A highly anomalous ocean warming event in the northeast Pacific (NPM) strongly controlled the weather and climate over North America.
A high amplitude ridge of unparalleled strength and longevity over western North America dominated until April 2015.
Record low windiness was recorded across a huge expanse of the U.S. during the first and second quarter, significantly diminishing wind power generation.
California continued to experience one of the most severe and prolonged droughts in its history, with some relief in the 2015-2016 rainy season.
Thirty major tropical cyclones occurred in the Northern Hemisphere, shattering the previous record of 23 (set in 2004), and 25 of those storms reached the Saffir-Simpson Hurricane Wind Scale of 4 or 5 (NASA Earth Observatory 2016).
Many of these events appear to be connected to one another, and illustrate the complex and sometimes far-reaching impacts of climate variability and climate change. It is not yet known if human activities may have played a role, or whether these extreme events lie within the envelope of natural variability.
The NPM gradually trended downward to neutral during the first half of 2015. This change coincided with a dissipation of the ocean warming in the northeastern Pacific, and with a breakdown of the blocking ridge over that same region. Thereafter, regional winds returned to their more normal patterns of variability. Given that there appears to be little relationship between antecedent El Niño conditions and U.S. wind speed anomalies, and because the 2015 El Niño was in its infancy during the first and second quarter, it is highly unlikely that it contributed to the record low winds or bolstered the high amplitude ridge.

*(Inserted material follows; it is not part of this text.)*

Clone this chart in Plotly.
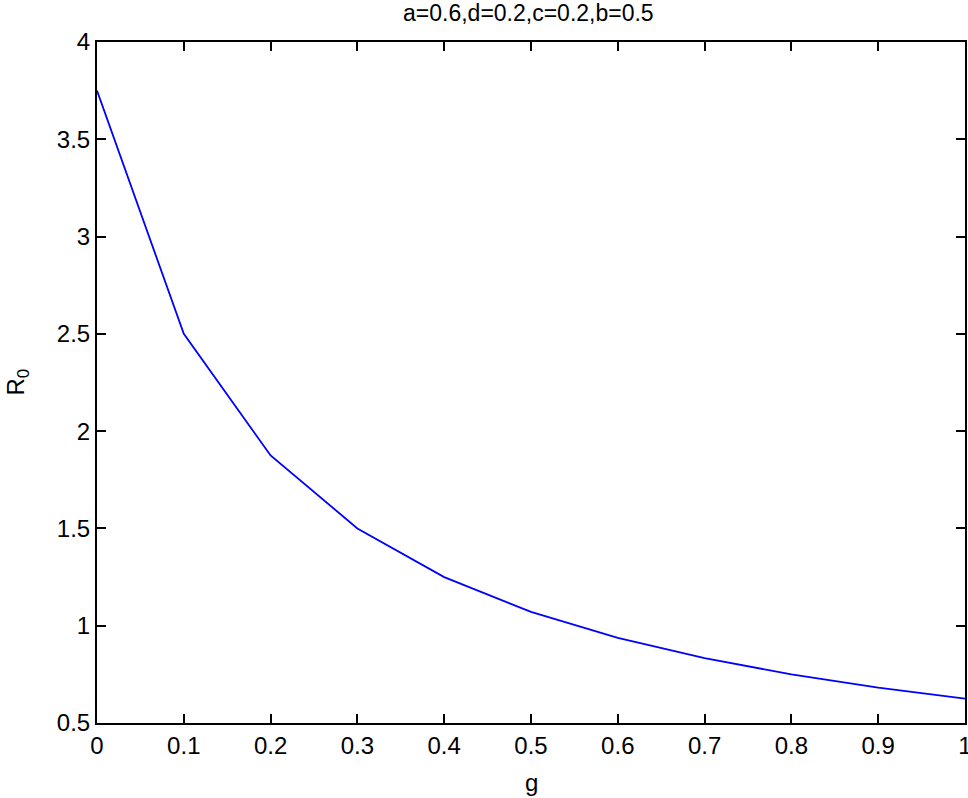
import plotly.graph_objects as go

g_values = [0.0, 0.1, 0.2, 0.3, 0.4, 0.5, 0.6, 0.7, 0.8, 0.9, 1.0]
r0_values = [3.75, 2.5, 1.875, 1.5, 1.25, 1.071, 0.9375, 0.833, 0.75, 0.682, 0.625]
title_text = "a=0.6,d=0.2,c=0.2,b=0.5"
x_title = "g"
y_title = "R<sub>0</sub>"
x_ticks = [0, 0.1, 0.2, 0.3, 0.4, 0.5, 0.6, 0.7, 0.8, 0.9, 1]
x_tick_labels = ["0", "0.1", "0.2", "0.3", "0.4", "0.5", "0.6", "0.7", "0.8", "0.9", "1"]
y_ticks = [0.5, 1, 1.5, 2, 2.5, 3, 3.5, 4]
y_tick_labels = ["0.5", "1", "1.5", "2", "2.5", "3", "3.5", "4"]

fig = go.Figure()
fig.add_trace(go.Scatter(x=g_values, y=r0_values, mode="lines",
                         line=dict(color="#0000ff", width=1.8), showlegend=False))

font_family = "Liberation Sans, Arial, sans-serif"
fig.update_layout(
    width=968, height=798,
    margin=dict(l=97, r=3, t=42, b=75, autoexpand=False),
    paper_bgcolor="white", plot_bgcolor="white",
    font=dict(family=font_family, color="black", size=24),
)
axis_common = dict(showgrid=False, zeroline=False, showline=True, linecolor="black",
                   linewidth=2, mirror="ticks", ticks="inside", ticklen=9,
                   tickcolor="black", tickwidth=2, tickfont=dict(size=24),
                   automargin=False, ticklabeloverflow="allow")
fig.update_xaxes(range=[0, 1], tickvals=x_ticks, ticktext=x_tick_labels, **axis_common)
fig.update_yaxes(range=[0.5, 4], tickvals=y_ticks, ticktext=y_tick_labels, **axis_common)

fig.add_annotation(text=title_text, xref="paper", yref="paper", x=0.497, y=1,
                   xanchor="center", yanchor="middle", yshift=29,
                   showarrow=False, font=dict(size=23, color="black"))
fig.add_annotation(text=x_title, xref="paper", yref="paper", x=0.5, y=0,
                   xanchor="center", yanchor="middle", yshift=-59,
                   showarrow=False, font=dict(size=24, color="black"))
fig.add_annotation(text=y_title, xref="paper", yref="paper", x=0, y=0.5,
                   xanchor="center", yanchor="middle", xshift=-80, textangle=-90,
                   showarrow=False, font=dict(size=24, color="black"))

fig.write_html("out.html", config={"displayModeBar": False},
               post_script="document.body.style.margin='0px';")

Given the increasing importance of energy from weather-sensitive renewable sources such as wind, solar, and hydro to our economy, weather forecasting is increasingly important for managing energy supply and demand (e.g., Lang 2005, Hering and Genton 2010). Such features as the northeast Pacific warming of 2013-2015, and its association with a widespread calming of the wind, suggest that some weather-related variability could be forecast even several months in advance. This is one potential application of monthly to seasonal forecasts now being developed by weather forecast providers (Kirtman et al., 2014; Krakauer et al, 2013).